Child Bride turned to my dad. "I thought you told me that was temporary!" she said.

"Yeah, he told you a lot of things," Rabie said.

People keep asking me how I feel about all this. A lot of them seem to assume that I will be distraught or at least feel like my life has been turned upside-down or whatever. But the fact is that my relationship with my family is quite distant. This trip marked the first time I'd seen my brothers or my mother in three years, for instance. Very little of my sense of identity is based on blood relations — so little that I don't even have the same last name as the rest of them. So I'm not traumatized in the least. Actually, I've found the whole story hilarious. I thought some of the family structures I'd built into the book I'm working on might be over the top, but hell with that — this is real life and I'm two and a half years older than my stepmother. It is wonderfully surreal. So that plus the thrill of being in California again (especially when the alternative was another weekend of Massachusetts winter) meant I was in a pretty giddy mood the whole time. My brothers were muttering running jokes all afternoon — they especially loved the imam's repeated basketball references. At one point I asked Nicole what had happened with Nazreen and from behind me I heard: "She's in the huddle with Larry Brown." "Gotta play the right way." It is a good thing I wasn't consuming a beverage right then. (*)

And my new mom seems like a nice kid. So what's to be upset about?

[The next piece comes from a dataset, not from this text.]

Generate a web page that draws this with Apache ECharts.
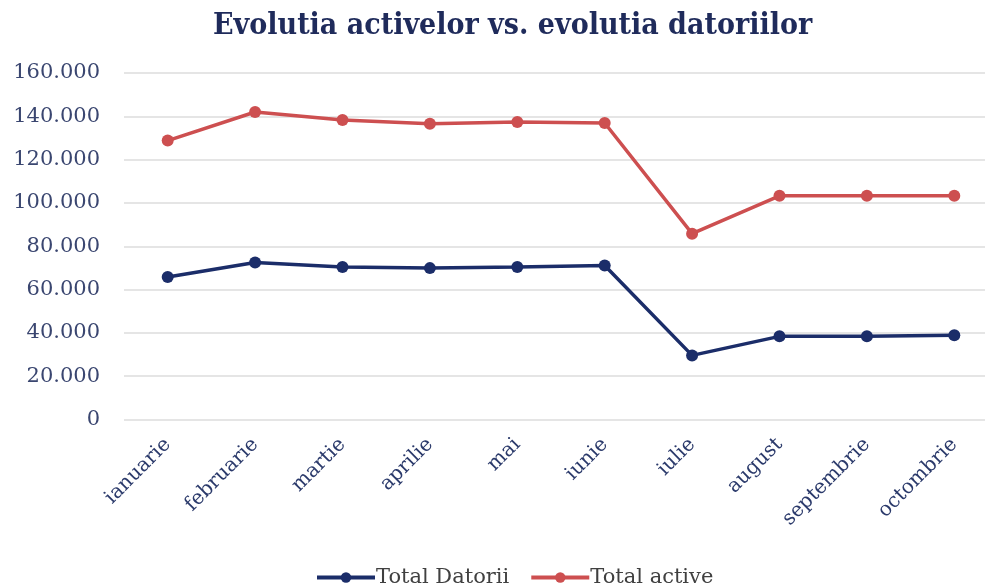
<!DOCTYPE html>
<html>
<head>
<meta charset="utf-8">
<script src="https://cdn.jsdelivr.net/npm/echarts@6/dist/echarts.min.js"></script>
<style>html,body{margin:0;padding:0;background:#fff;overflow:hidden;}#c{width:1000px;height:587px;}</style>
</head>
<body>
<div id="c"></div>
<script>
const titleText = 'Evolutia activelor vs. evolutia datoriilor';
const categories = ['ianuarie','februarie','martie','aprilie','mai','iunie','iulie','august','septembrie','octombrie'];
const totalDatorii = [65800, 72500, 70400, 69900, 70400, 71100, 29600, 38400, 38400, 38900];
const totalActive = [128800, 142000, 138300, 136600, 137400, 136900, 85800, 103300, 103300, 103300];
const seriesNames = ['Total Datorii', 'Total active'];
const yTicks = [0, 20000, 40000, 60000, 80000, 100000, 120000, 140000, 160000];

const chart = echarts.init(document.getElementById('c'));
const fmt = v => v === 0 ? '0' : String(v).replace(/\B(?=(\d{3})+(?!\d))/g, '.');
chart.setOption({
  animation: false,
  backgroundColor: '#ffffff',
  title: {
    text: titleText,
    left: 208,
    top: 6,
    textStyle: { fontFamily: '"DejaVu Serif Condensed", "DejaVu Serif"', fontWeight: 'bold', fontSize: 30, color: '#1f2b5b' }
  },
  legend: {
    data: seriesNames,
    left: 310,
    top: 562,
    itemWidth: 58,
    itemHeight: 13,
    itemGap: 20,
    lineStyle: { width: 4 },
    textStyle: { fontFamily: 'DejaVu Serif', fontSize: 21, color: '#404040', padding: [0,0,0,-4] }
  },
  grid: { left: 124, right: 2, top: 73, bottom: 167.5 },
  xAxis: {
    type: 'category',
    data: categories,
    boundaryGap: true,
    axisLine: { show: false },
    axisTick: { show: false },
    axisLabel: {
      rotate: 45,
      margin: 22,
      fontFamily: 'DejaVu Serif',
      fontSize: 20,
      color: '#2b3a6b'
    }
  },
  yAxis: {
    type: 'value',
    min: yTicks[0],
    max: yTicks[yTicks.length - 1],
    interval: yTicks[1] - yTicks[0],
    axisLine: { show: false },
    axisTick: { show: false },
    splitLine: { lineStyle: { color: '#dcdcdc', width: 1.5 } },
    axisLabel: {
      formatter: fmt,
      margin: 24,
      fontFamily: 'DejaVu Serif',
      fontSize: 21,
      color: '#3a4670'
    }
  },
  series: [
    {
      name: seriesNames[0],
      type: 'line',
      data: totalDatorii,
      symbol: 'circle',
      symbolSize: 12,
      lineStyle: { width: 3.5, color: '#1b2d69' },
      itemStyle: { color: '#1b2d69' }
    },
    {
      name: seriesNames[1],
      type: 'line',
      data: totalActive,
      symbol: 'circle',
      symbolSize: 12,
      lineStyle: { width: 3.5, color: '#cd4f50' },
      itemStyle: { color: '#cd4f50' }
    }
  ]
});
</script>
</body>
</html>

I guess this would be the time for some pictures. On Saturday, Jennifer and I went to the Getty Center, which is widely considered Los Angeles's premier (or, as the LA-bashers would say, only) cultural attraction, a hillside complex with a garden and a museum; I got a couple of nifty shots there, which are over at the Pictures page. But I also have some pictures which have little photographic merit but which help to illustrate this story, so I put them on a page of their own, which I have since been forced to take down. So, uh, bye, I guess.